Even if the government shuts down, NASA will continue on with the spacewalk, also called an extra-vehicular activity (EVA), using essential personnel.
"When it comes to station operations, we have a plan. Mission essential, critical personnel will be on site, will be working, will be continuing the mission," Kenny Todd, NASA’s International Space Station operations integration manager, said during a briefing Thursday.
"We’ll see all the same, the normal mission critical folks on site and we’ll continue to execute the EVA plan and everything that’s coming in the near term after that, no impact."
That said, it won't be your average spacewalk.
Under usual circumstances, these walks in space — which effectively amount to the most dangerous activities an astronaut can perform in orbit — are aired live on NASA TV for media and the public to see.
It's unclear whether NASA will air any coverage of the spacewalk Tuesday if the shutdown does occur, but in all likelihood, whatever live footage they provide will be limited.
All NASA centers scattered around the U.S. function with skeleton crews during shutdowns.
A chart accompanying the 2017 NASA letter showed that for 2015 staffing levels, Johnson Space Center's employees would decline from 3,057 to between 200 and 300.
According to that same chart, Kennedy Space Center's staffing levels would fall from 1,989 people to between 100 and 200.

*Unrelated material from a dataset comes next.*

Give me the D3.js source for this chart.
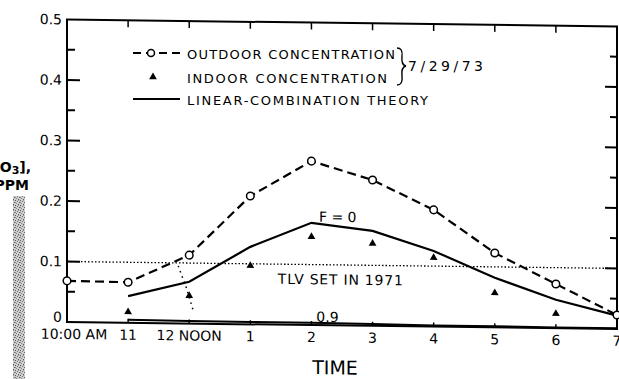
<!DOCTYPE html>
<html>
<head>
<meta charset="utf-8">
<script src="https://cdn.jsdelivr.net/npm/d3@7"></script>
<style>
  body { margin: 0; background: #fff; }
  svg { display: block; font-family: "DejaVu Sans", sans-serif; }
</style>
</head>
<body>
<div id="chart"></div>
<script>
// hours: 10 = 10:00 AM ... 19 = 7 PM
const hours = [10, 11, 12, 13, 14, 15, 16, 17, 18, 19];
const hourLabels = ['10:00 AM', '11', '12 NOON', '1', '2', '3', '4', '5', '6', '7'];
const outdoor = [0.068, 0.067, 0.113, 0.212, 0.271, 0.241, 0.193, 0.123, 0.073, 0.023];
const indoorHours = [11, 12, 13, 14, 15, 16, 17, 18];
const indoor = [0.018, 0.046, 0.097, 0.146, 0.136, 0.114, 0.057, 0.024];
const theoryHours = [11, 12, 13, 14, 15, 16, 17, 18, 19];
const theoryF0 = [0.044, 0.069, 0.128, 0.169, 0.157, 0.125, 0.082, 0.047, 0.022];
const theoryF09 = [0.005, 0.004, 0.004, 0.004, 0.003, 0.002, 0.002, 0.001, 0.001];
const tlv = 0.1;
const guideHours = [11.82, 11.95, 12.07];
const guideVals = [0.095, 0.06, 0.02];
const yMajor = [0, 0.1, 0.2, 0.3, 0.4, 0.5];
const yMinor = [0.05, 0.15, 0.25, 0.35, 0.45];
const yLabels = ['0', '0.1', '0.2', '0.3', '0.4', '0.5'];
const legendItems = ['OUTDOOR CONCENTRATION', 'INDOOR CONCENTRATION', 'LINEAR-COMBINATION THEORY'];

const width = 619, height = 379;
const x = d3.scaleLinear().domain([10, 19]).range([67, 617]);
const y = d3.scaleLinear().domain([0, 0.5]).range([322, 19.5]);

const svg = d3.select('#chart').append('svg')
  .attr('width', width).attr('height', height);

// scan shadow at the left edge
const pat = svg.append('defs').append('pattern')
  .attr('id', 'grain').attr('width', 5).attr('height', 5)
  .attr('patternUnits', 'userSpaceOnUse');
pat.append('rect').attr('width', 5).attr('height', 5).attr('fill', '#cfcfcf');
[[0, 0, '#555'], [2, 1, '#777'], [4, 2, '#666'], [1, 3, '#888'], [3, 4, '#5a5a5a'], [3, 0, '#999'], [0, 2, '#8a8a8a']]
  .forEach(p => pat.append('rect').attr('x', p[0]).attr('y', p[1])
    .attr('width', 1).attr('height', 1).attr('fill', p[2]));
svg.append('rect').attr('x', 13).attr('y', 196).attr('width', 12).attr('height', 183)
  .attr('fill', 'url(#grain)');

// cropped y-axis title
const yt = svg.append('text').attr('x', 31).attr('y', 172).attr('text-anchor', 'end')
  .attr('font-size', 14).attr('font-weight', 'bold');
yt.append('tspan').text('[O');
yt.append('tspan').attr('font-size', 11).attr('dy', 2).text('3');
yt.append('tspan').attr('dy', -2).text('],');
svg.append('text').attr('x', 29).attr('y', 190).attr('text-anchor', 'end')
  .attr('font-size', 14).attr('font-weight', 'bold').text('PPM');

// slight skew from the scan
const g = svg.append('g')
  .attr('transform', 'translate(67,0) skewY(0.72) translate(-67,0)');

// frame
g.append('rect')
  .attr('x', x(10)).attr('y', y(0.5))
  .attr('width', x(19) - x(10)).attr('height', y(0) - y(0.5))
  .attr('fill', 'none').attr('stroke', '#000').attr('stroke-width', 2);

// left ticks
g.selectAll('.ymaj').data(yMajor.slice(1, 5)).enter().append('line')
  .attr('x1', x(10)).attr('x2', x(10) + 13)
  .attr('y1', d => y(d)).attr('y2', d => y(d))
  .attr('stroke', '#000').attr('stroke-width', 2);
g.selectAll('.ymin').data(yMinor).enter().append('line')
  .attr('x1', x(10)).attr('x2', x(10) + 8)
  .attr('y1', d => y(d)).attr('y2', d => y(d))
  .attr('stroke', '#000').attr('stroke-width', 2);
// right ticks
g.selectAll('.rmaj').data(yMajor.slice(1, 5)).enter().append('line')
  .attr('x1', x(19)).attr('x2', x(19) - 12)
  .attr('y1', d => y(d)).attr('y2', d => y(d))
  .attr('stroke', '#000').attr('stroke-width', 2);
g.selectAll('.rmin').data(yMinor).enter().append('line')
  .attr('x1', x(19)).attr('x2', x(19) - 7)
  .attr('y1', d => y(d)).attr('y2', d => y(d))
  .attr('stroke', '#000').attr('stroke-width', 2);
// top and bottom ticks
g.selectAll('.tt').data(hours.slice(1, 9)).enter().append('line')
  .attr('x1', d => x(d)).attr('x2', d => x(d))
  .attr('y1', y(0.5)).attr('y2', y(0.5) + 7)
  .attr('stroke', '#000').attr('stroke-width', 1.5);
g.selectAll('.bt').data(hours.slice(1, 9)).enter().append('line')
  .attr('x1', d => x(d)).attr('x2', d => x(d))
  .attr('y1', y(0)).attr('y2', y(0) - 4)
  .attr('stroke', '#000').attr('stroke-width', 1.5);

// y labels (the 0 sits a little above its tick)
g.selectAll('.yl').data(yMajor).enter().append('text')
  .attr('x', x(10) - 5).attr('y', d => y(d) - (d === 0 ? 5 : 0)).attr('dy', '0.35em')
  .attr('text-anchor', 'end').attr('font-size', 14)
  .text((d, i) => yLabels[i]);

// x labels
g.selectAll('.xl').data(hours).enter().append('text')
  .attr('x', (d, i) => x(d) + (i === 0 ? 7 : 0)).attr('y', y(0) + 17)
  .attr('text-anchor', 'middle').attr('font-size', 14)
  .text((d, i) => hourLabels[i]);

g.append('text').attr('x', 335).attr('y', 371)
  .attr('text-anchor', 'middle').attr('font-size', 19).text('TIME');

// TLV line
g.append('line')
  .attr('x1', x(10)).attr('x2', x(19))
  .attr('y1', y(tlv)).attr('y2', y(tlv))
  .attr('stroke', '#000').attr('stroke-width', 1.3)
  .attr('stroke-dasharray', '1.5,2');
g.append('path')
  .attr('d', d3.line().x(d => x(d[0])).y(d => y(d[1]))(guideHours.map((h, i) => [h, guideVals[i]])))
  .attr('fill', 'none').attr('stroke', '#000').attr('stroke-width', 1.5)
  .attr('stroke-dasharray', '1.5,4');

const line = d3.line().x(d => x(d[0])).y(d => y(d[1]));

// F = 0.9 theory
g.append('path')
  .attr('d', line(theoryHours.map((h, i) => [h, theoryF09[i]])))
  .attr('fill', 'none').attr('stroke', '#000').attr('stroke-width', 2);

// F = 0 theory
g.append('path')
  .attr('d', line(theoryHours.map((h, i) => [h, theoryF0[i]])))
  .attr('fill', 'none').attr('stroke', '#000').attr('stroke-width', 2.2);

// outdoor
g.append('path')
  .attr('d', line(hours.map((h, i) => [h, outdoor[i]])))
  .attr('fill', 'none').attr('stroke', '#000').attr('stroke-width', 2.2)
  .attr('stroke-dasharray', '9,5');
g.selectAll('.od').data(hours).enter().append('circle')
  .attr('cx', d => x(d)).attr('cy', (d, i) => y(outdoor[i])).attr('r', 3.8)
  .attr('fill', '#fff').attr('stroke', '#000').attr('stroke-width', 1.5);

// indoor
const tri = d3.symbol().type(d3.symbolTriangle).size(26);
g.selectAll('.in').data(indoorHours).enter().append('path')
  .attr('d', tri)
  .attr('transform', (d, i) => `translate(${x(d)},${y(indoor[i])})`)
  .attr('fill', '#000');

// annotations
g.append('text').attr('x', x(14.43)).attr('y', y(0.171))
  .attr('text-anchor', 'middle').attr('font-size', 14).text('F = 0');
g.append('text').attr('x', x(13.45)).attr('y', y(0.0675))
  .attr('font-size', 14).attr('textLength', 125).text('TLV SET IN 1971');
g.append('text').attr('x', x(14.08)).attr('y', y(0.0055))
  .attr('font-size', 14).text('0.9');

// legend
const lg = svg.append('g');
const rowY = [53, 77, 99];
lg.append('line').attr('x1', 133).attr('x2', 180).attr('y1', rowY[0]).attr('y2', rowY[0])
  .attr('stroke', '#000').attr('stroke-width', 2).attr('stroke-dasharray', '8,5');
lg.append('circle').attr('cx', 151).attr('cy', rowY[0]).attr('r', 3.5)
  .attr('fill', '#fff').attr('stroke', '#000').attr('stroke-width', 1.5);
lg.append('path').attr('d', tri).attr('transform', `translate(153,${rowY[1]})`).attr('fill', '#000');
lg.append('line').attr('x1', 133).attr('x2', 180).attr('y1', rowY[2]).attr('y2', rowY[2])
  .attr('stroke', '#000').attr('stroke-width', 2.2);
const legendLen = [208, 200, 241];
lg.selectAll('.lt').data(legendItems).enter().append('text')
  .attr('x', 187).attr('y', (d, i) => rowY[i] + 6)
  .attr('font-size', 13).attr('textLength', (d, i) => legendLen[i])
  .text(d => d);
lg.append('path')
  .attr('d', 'M397,48 Q403,48 402,56 Q401,65 406,66 Q401,67 402,76 Q403,85 397,85')
  .attr('fill', 'none').attr('stroke', '#000').attr('stroke-width', 1.4);
lg.append('text').attr('x', 408).attr('y', 71).attr('font-size', 14)
  .attr('textLength', 75).text('7/29/73');
</script>
</body>
</html>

That's significant in part because next week, SpaceX is expected to conduct a test firing of its new Falcon Heavy rocket ahead of its maiden flight later in the month at Kennedy Space Center. The agency depends on Kennedy staff for support during these kinds of tests.
While the Elon Musk founded company is confident that a government shutdown shouldn't affect operations for the test, it's still possible that, depending on staffing levels at Kennedy, they won't be able to fire up the rocket during the shutdown.
During a government shutdown in 2013, NASA was nearly completely shuttered, though astronauts on the space station remained safe and were looked after by essential employees on the ground.